- Cardigan: Pretty Please, from Marshalls
- White nursing cami: Target
- Wooden beads: Hawaii
- Navy shorts: Target
- Cork slippers: Hawaii drug store
After flying overnight — baby e. was a champ! — I am back home in the frigid Midwest, trying to remember how to layer for stylish warmth. It was a wonderful visit with family and friends, and even though baby e. won’t remember this trip it was exciting to introduce him to the people and culture that have been formative of my identity.
For the past several years, my trips back to Hawaii have sparked mini wardrobe-identification crises. Hawaii’s culture is very laid back, and I grew up with a wardrobe (and friends and aunties with wardrobes) comprised primarily of shorts, rubber slippers, and t-shirts.

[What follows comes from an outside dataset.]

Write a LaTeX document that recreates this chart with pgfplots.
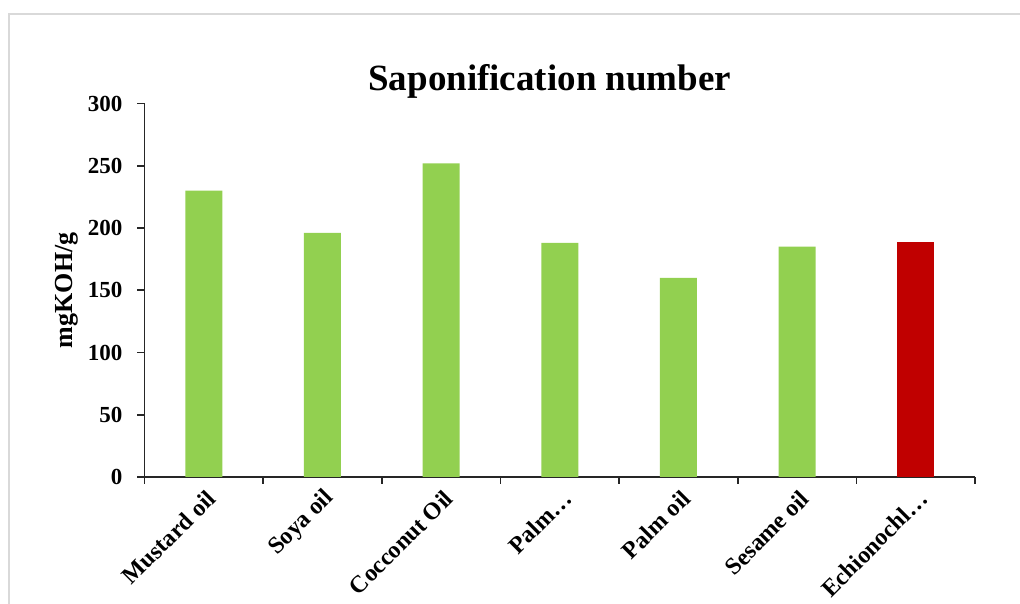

When I went off to college, I took that “look” with me as a signifier of my cultural affiliation. I was the “Hawaii girl” in surf company brand shirts, jeans, slippers (aka “flip flops”), and the occasional fabric flower tucked behind my ear. Now, having lived on the mainland for nine years, my style has evolved to reflect new tastes as well as my personal and professional aspirations.
So, when I return to Hawaii, which wardrobe makes an appearance? Do I bring along a little structured jacket that screams “mainland”! Do I dress to announce my status as a cultural insider? Does the fact that I have to ponder this mean that I’ve relinquished that status? I remember a couple of years back when I wore what I considered to be a very casual outfit of a gray tee, brown bermudas, and a turquoise bead necklace. My mom took one look at me and asked why I was so dressed up.
I haven’t completely figured out where I stand on all of this, nor do I think that the relationship of dress to culture is transparent or direct. But I was quite happy with the balance of this outfit that I wore on one of our last days in the islands: crisp pieces with a draped, light cardigan, wooden accessories, and the ubiquitous slippers. Regardless of whether I “passed” as a local girl or everyone presumed that I was a tourist, I can recognize the value of embracing a hybrid style.
Besides, what post-colonial scholar doesn’t love a third space?